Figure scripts
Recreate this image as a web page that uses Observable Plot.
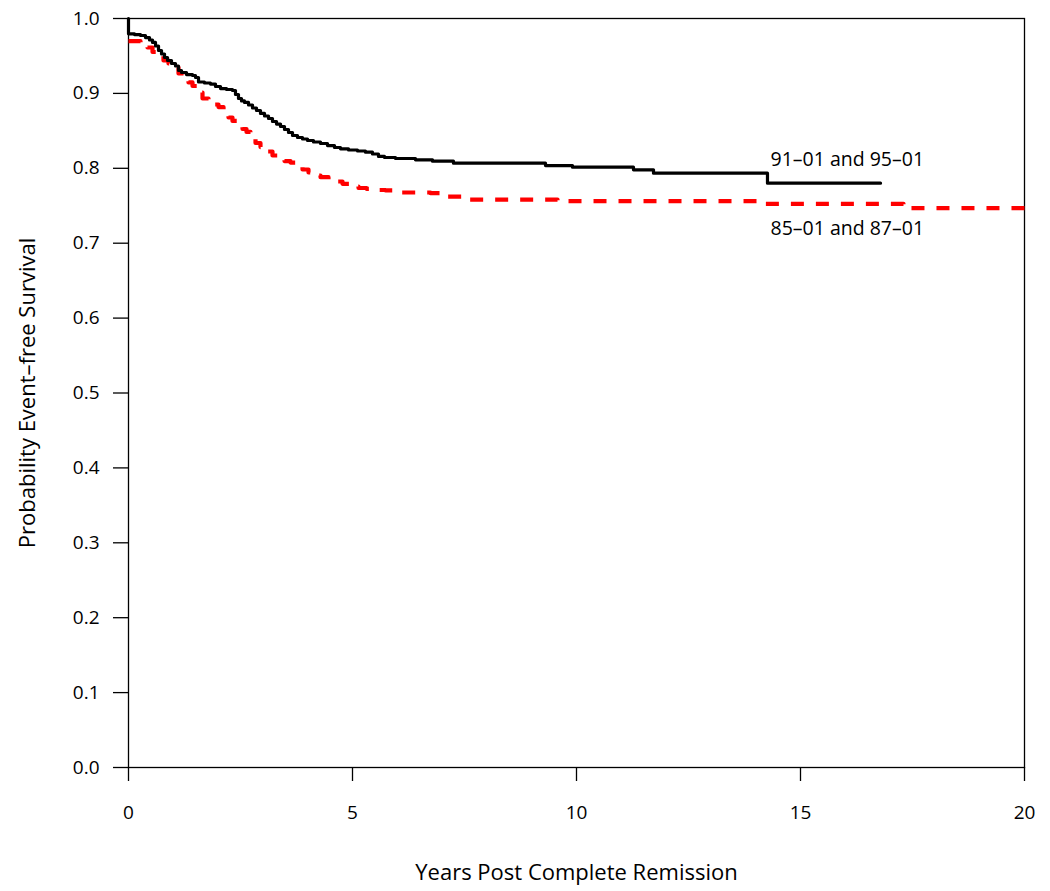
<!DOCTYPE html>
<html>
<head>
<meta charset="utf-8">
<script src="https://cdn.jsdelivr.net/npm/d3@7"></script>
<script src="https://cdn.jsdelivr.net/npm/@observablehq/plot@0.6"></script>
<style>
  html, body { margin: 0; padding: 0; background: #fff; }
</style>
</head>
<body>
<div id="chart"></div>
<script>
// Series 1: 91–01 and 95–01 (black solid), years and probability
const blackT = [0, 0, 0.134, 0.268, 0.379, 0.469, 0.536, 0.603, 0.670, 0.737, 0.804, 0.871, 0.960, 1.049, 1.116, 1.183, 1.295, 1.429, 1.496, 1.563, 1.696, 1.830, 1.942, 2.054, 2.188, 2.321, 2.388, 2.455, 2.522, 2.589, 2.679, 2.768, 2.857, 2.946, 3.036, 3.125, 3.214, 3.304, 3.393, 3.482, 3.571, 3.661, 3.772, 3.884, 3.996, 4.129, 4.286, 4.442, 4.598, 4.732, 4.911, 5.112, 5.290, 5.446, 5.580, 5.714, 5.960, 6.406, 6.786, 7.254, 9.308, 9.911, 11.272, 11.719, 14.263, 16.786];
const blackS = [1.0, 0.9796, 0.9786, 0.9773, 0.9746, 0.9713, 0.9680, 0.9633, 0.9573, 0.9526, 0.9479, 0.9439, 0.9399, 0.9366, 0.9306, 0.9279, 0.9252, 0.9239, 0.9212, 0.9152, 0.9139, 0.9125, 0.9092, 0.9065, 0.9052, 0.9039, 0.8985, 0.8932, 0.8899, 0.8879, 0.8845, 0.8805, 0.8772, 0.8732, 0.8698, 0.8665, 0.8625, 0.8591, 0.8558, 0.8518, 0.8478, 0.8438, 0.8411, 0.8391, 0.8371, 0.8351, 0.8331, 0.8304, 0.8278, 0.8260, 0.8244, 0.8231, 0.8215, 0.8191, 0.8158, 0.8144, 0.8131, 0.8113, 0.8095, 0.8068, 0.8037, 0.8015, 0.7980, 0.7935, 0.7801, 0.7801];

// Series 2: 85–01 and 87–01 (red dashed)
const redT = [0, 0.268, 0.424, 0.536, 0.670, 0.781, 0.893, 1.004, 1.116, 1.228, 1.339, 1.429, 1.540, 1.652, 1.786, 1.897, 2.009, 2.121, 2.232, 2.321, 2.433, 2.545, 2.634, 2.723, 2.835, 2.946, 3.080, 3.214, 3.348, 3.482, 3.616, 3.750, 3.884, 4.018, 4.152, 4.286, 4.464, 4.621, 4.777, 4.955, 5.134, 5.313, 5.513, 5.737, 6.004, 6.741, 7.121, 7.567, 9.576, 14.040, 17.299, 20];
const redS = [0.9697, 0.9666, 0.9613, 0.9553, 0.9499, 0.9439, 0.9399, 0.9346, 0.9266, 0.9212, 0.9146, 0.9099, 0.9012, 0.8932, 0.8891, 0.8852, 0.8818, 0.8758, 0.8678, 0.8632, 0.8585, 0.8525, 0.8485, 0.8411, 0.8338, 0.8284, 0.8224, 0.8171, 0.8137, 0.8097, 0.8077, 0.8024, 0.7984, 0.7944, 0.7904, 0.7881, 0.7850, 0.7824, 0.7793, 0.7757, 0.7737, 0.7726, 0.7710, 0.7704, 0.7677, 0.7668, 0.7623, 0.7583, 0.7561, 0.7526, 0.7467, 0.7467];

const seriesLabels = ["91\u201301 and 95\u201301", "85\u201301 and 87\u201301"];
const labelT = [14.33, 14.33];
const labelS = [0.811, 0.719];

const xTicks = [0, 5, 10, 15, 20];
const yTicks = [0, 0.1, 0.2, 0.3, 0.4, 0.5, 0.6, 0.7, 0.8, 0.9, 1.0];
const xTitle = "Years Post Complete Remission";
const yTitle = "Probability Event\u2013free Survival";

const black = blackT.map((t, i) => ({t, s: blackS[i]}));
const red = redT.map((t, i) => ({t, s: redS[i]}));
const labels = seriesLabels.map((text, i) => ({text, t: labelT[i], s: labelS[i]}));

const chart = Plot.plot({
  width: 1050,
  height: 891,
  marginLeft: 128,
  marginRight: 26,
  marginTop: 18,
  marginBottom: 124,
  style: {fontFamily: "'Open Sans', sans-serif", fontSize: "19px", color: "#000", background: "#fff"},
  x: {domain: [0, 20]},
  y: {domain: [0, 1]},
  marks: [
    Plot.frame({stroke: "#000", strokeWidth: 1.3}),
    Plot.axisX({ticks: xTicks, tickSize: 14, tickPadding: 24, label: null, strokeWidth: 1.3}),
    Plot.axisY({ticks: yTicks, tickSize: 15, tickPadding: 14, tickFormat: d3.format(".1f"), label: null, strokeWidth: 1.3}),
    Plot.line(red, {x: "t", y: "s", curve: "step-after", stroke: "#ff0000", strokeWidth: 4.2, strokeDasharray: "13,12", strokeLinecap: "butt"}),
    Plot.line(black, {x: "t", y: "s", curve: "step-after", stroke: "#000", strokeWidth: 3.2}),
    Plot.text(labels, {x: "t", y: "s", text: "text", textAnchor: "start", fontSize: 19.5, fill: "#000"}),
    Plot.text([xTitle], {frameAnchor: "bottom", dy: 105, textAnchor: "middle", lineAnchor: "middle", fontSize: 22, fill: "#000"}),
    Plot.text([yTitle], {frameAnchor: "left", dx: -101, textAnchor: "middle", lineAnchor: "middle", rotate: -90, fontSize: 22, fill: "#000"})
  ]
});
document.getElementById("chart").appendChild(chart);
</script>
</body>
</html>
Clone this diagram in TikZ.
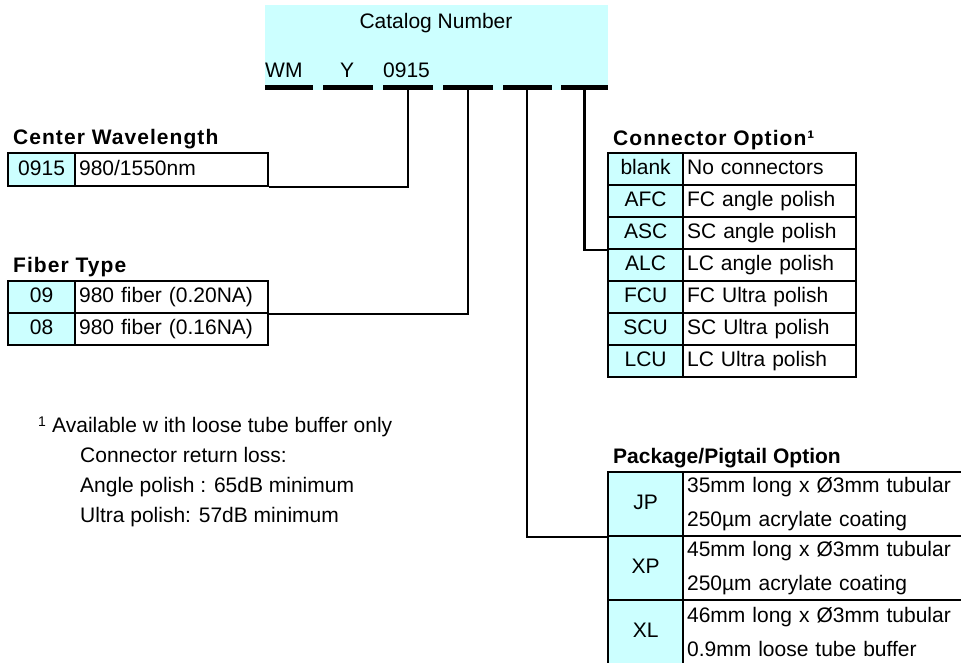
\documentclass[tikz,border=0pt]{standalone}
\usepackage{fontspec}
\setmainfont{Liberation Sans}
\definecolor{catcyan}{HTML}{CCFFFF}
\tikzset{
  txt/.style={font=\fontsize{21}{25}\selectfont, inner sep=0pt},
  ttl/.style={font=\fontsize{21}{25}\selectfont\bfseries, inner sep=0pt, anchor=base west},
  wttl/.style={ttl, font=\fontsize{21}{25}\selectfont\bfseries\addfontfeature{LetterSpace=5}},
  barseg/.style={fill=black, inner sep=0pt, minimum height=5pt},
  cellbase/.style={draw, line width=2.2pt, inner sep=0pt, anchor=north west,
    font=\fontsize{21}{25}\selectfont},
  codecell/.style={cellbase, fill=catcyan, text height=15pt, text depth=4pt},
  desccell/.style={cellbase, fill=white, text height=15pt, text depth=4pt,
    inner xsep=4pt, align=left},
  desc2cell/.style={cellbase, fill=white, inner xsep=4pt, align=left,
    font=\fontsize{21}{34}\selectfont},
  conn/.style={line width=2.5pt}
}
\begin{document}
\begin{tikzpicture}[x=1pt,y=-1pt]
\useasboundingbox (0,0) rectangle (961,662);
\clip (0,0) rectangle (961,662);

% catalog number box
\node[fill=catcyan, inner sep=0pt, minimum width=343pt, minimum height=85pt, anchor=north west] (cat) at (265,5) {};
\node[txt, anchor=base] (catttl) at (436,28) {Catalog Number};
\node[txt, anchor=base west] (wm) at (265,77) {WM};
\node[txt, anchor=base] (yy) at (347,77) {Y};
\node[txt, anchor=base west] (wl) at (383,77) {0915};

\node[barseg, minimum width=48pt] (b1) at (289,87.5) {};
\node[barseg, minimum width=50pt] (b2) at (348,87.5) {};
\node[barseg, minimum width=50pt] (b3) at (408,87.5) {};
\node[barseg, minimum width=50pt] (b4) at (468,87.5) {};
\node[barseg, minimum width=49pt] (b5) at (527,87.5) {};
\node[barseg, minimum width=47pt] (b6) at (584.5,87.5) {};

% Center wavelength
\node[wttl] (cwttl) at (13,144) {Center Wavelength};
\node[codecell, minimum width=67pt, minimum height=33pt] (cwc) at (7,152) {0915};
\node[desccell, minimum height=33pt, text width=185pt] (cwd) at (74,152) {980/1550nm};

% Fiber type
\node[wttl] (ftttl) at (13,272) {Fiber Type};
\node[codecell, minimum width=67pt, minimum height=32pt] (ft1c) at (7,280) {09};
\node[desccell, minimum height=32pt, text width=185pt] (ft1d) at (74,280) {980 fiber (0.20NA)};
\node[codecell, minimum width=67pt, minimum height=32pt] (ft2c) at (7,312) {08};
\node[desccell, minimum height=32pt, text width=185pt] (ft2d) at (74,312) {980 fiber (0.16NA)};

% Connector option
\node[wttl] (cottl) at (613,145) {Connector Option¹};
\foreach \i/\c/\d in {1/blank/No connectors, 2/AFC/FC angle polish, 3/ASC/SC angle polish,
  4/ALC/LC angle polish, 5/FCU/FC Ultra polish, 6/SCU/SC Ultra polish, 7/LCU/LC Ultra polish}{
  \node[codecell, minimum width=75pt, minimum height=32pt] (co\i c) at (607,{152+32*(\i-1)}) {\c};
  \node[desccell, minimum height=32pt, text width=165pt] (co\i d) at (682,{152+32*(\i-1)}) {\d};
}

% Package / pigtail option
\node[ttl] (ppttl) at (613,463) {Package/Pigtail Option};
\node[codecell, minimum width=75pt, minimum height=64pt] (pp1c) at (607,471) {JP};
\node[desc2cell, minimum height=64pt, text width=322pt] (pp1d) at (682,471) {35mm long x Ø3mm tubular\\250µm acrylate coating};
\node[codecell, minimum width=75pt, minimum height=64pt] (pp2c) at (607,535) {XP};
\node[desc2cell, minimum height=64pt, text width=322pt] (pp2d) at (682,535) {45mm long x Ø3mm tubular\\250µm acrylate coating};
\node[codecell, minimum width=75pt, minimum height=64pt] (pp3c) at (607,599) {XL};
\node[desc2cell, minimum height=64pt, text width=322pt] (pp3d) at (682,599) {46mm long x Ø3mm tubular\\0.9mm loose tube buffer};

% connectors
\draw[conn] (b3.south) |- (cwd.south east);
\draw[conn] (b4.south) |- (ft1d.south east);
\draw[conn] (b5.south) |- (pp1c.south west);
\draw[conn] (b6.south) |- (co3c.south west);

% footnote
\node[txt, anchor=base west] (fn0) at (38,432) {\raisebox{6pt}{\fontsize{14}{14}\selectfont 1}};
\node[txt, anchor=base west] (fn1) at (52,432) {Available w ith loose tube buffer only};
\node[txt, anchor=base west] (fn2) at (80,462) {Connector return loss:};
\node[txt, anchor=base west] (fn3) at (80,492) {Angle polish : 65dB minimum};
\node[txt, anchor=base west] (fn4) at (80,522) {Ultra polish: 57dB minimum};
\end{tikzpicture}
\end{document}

● TASK TO COMPLETE: Look for lines containing the string "this" and copy them all.

● TASK RESULT:
Recreate this image as a web page that uses Observable Plot.
Clone this diagram in TikZ.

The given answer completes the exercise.